We can also take some solace in the fact that Brandon Graham and his defense limited the Spartan's offensive output in regulation to just 20 points, despite receiving no help from its offense. There are many people who say that time of possession is an over hyped and unimportant statistic. I disagree. When your opponent possesses the ball at a 2 to 1 margin, it's going to wear your defense out. Michigan State had the ball for a mind boggling 39 minutes, 46 seconds in regulation. That's 40 minutes of running full out on defense. If you're looking for a partial explanation for our tackling problems late in the contest and overtime, it could simply be exhaustion from being run ragged by MSU's 20 first downs and 417 yards of total offense. Still, like the offense, the defense is resilient. Their bend but don't break policy limited the Spartans to two field goals and two touchdowns on an afternoon where the score probably should've been worse. I can live with that.
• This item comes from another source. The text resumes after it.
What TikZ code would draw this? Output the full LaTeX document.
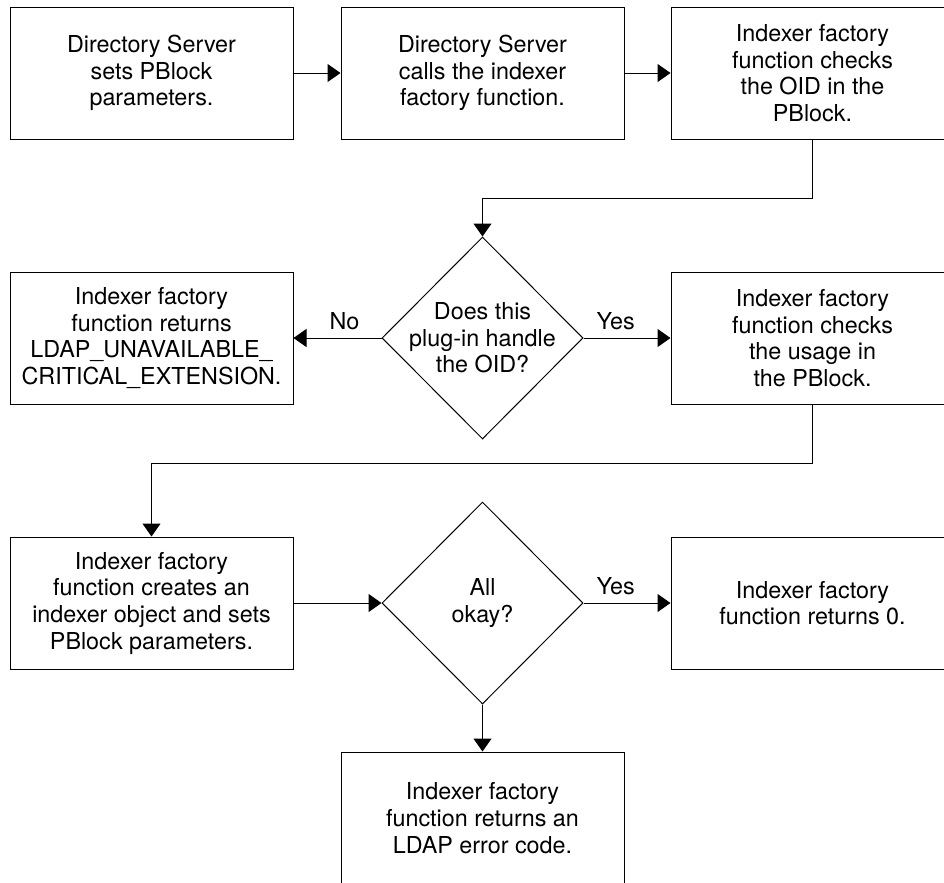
\documentclass[tikz,border=0pt]{standalone}
\usepackage{fontspec}
\setmainfont{TeX Gyre Heros}
\usetikzlibrary{arrows.meta,shapes.geometric}

\begin{document}
\begin{tikzpicture}[x=0.75pt,y=-0.75pt,line width=0.75pt,
  every node/.style={font=\fontsize{17.5}{20}\selectfont}]
\tikzstyle{box}=[draw,align=center,inner sep=0pt,minimum width=212.25pt,minimum height=99pt]
\tikzstyle{decide}=[draw,diamond,shape aspect=1,inner sep=0pt,minimum width=150.75pt,minimum height=151.5pt]
\tikzstyle{flow}=[-{Triangle[length=9.75pt,width=13.5pt]}]
\tikzstyle{lbl}=[above,inner sep=6pt]

\useasboundingbox (0,0) rectangle (944,882);
\clip (0,0) rectangle (944,882);

\node[box] (sets) at (151.5,73) {Directory Server\\sets PBlock\\parameters.};
\node[box] (calls) at (482.5,73) {Directory Server\\calls the indexer\\factory function.};
\node[box] (chkoid) at (812.5,73) {Indexer factory\\function checks\\the OID in the\\PBlock.};

\node[decide,label={[align=center]center:Does this\\plug-in handle\\the OID?}] (oid) at (482.5,338) {};
\node[box] (unavail) at (151.5,338) {Indexer factory\\function returns\\LDAP\_UNAVAILABLE\_\\CRITICAL\_EXTENSION.};
\node[box] (chkuse) at (812.5,338) {Indexer factory\\function checks\\the usage in\\the PBlock.};

\node[box] (create) at (151.5,603) {Indexer factory\\function creates an\\indexer object and sets\\PBlock parameters.};
\node[decide,label={[align=center]center:All\\okay?}] (okay) at (482.5,603) {};
\node[box] (ret0) at (812.5,603) {Indexer factory\\function returns 0.};

\node[box] (err) at (482.5,818) {Indexer factory\\function returns an\\LDAP error code.};

\draw[flow] (sets) -- (calls);
\draw[flow] (calls) -- (chkoid);
\draw[flow] (chkoid.south) -- ++(0,59) -| (oid.north);
\draw[flow] (oid.west) -- node[lbl,pos=.42] {No} (unavail.east);
\draw[flow] (oid.east) -- node[lbl,pos=.37] {Yes} (chkuse.west);
\draw[flow] (chkuse.south) -- ++(0,59) -| (create.north);
\draw[flow] (create.east) -- (okay.west);
\draw[flow] (okay.east) -- node[lbl,pos=.37] {Yes} (ret0.west);
\draw[flow] (okay.south) -- (err.north);
\end{tikzpicture}
\end{document}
What happened on Saturday was just proof of a simple postulate, a team can only live dangerously for so long before it catches up to them. In five games Michigan has been forced to come from behind in the fourth quarter three times. Saturday's game was the second time they'd been forced to make up a double digit deficit to tie or lead in the fourth. We saw shades of what might happen in the Indiana game. Blown assignments. Tate forcing passes. Holes in the offensive line. Giving up chunks and chunks of yardage. These were all issues we were aware of, yet intentionally (as fans) chose to overlook or convince ourselves would be fixed overnight. They weren't, and they are issues that Michigan will continue to battle for the remainder of what is still a promising season.
4-0 start gone 4-1, this is still a staggeringly young team. Our safeties are freshmen and sophomores. Our Defensive line has one upperclassman. All but one receiver is an underclassmen. Our quarterbacks. When you have a lot of inexperience, you're going to see it at some point. Whether it's hitting people rather than tackling them or forcing a pass you shouldn't, it's going to show. And for the second time in two weeks, it did. This time it cost us.
But to hell with that. This team is exciting. Sure we knew we'd drop one eventually, but I'll take the pulse pounding excitement this team generates over the dirge-like march of last season. We finally had to pay the tab for starting all those young faces, and I'm okay with that. Because by paying that bill, and learning the lessons of a loss on the road to an arch rival, these kids learned something valuable. There's a lot more in their tank than they put on the table on Saturday. When Michigan turned it on, Michigan State damn near crumbled. Three and outs. 92 yard touchdown drives. Sacks. 60 yard TD passes. When they wanted to be, they were unstoppable.
Now they must learn from it. Grow up a little bit. We all knew this game was coming. So did they. Now comes the most critical part. Dealing with disappointment and turning that disappointment into something positive. Working harder than ever to correct those mistakes, bad reads, missed tackles, and poor decisions. There's a lot to play for, and at 4-1 Michigan is still a team to be reckoned with whether it is young or not.
We all knew this game was coming, but we also knew something else was right around the corner. The chance to show that Michigan's youth is growing up.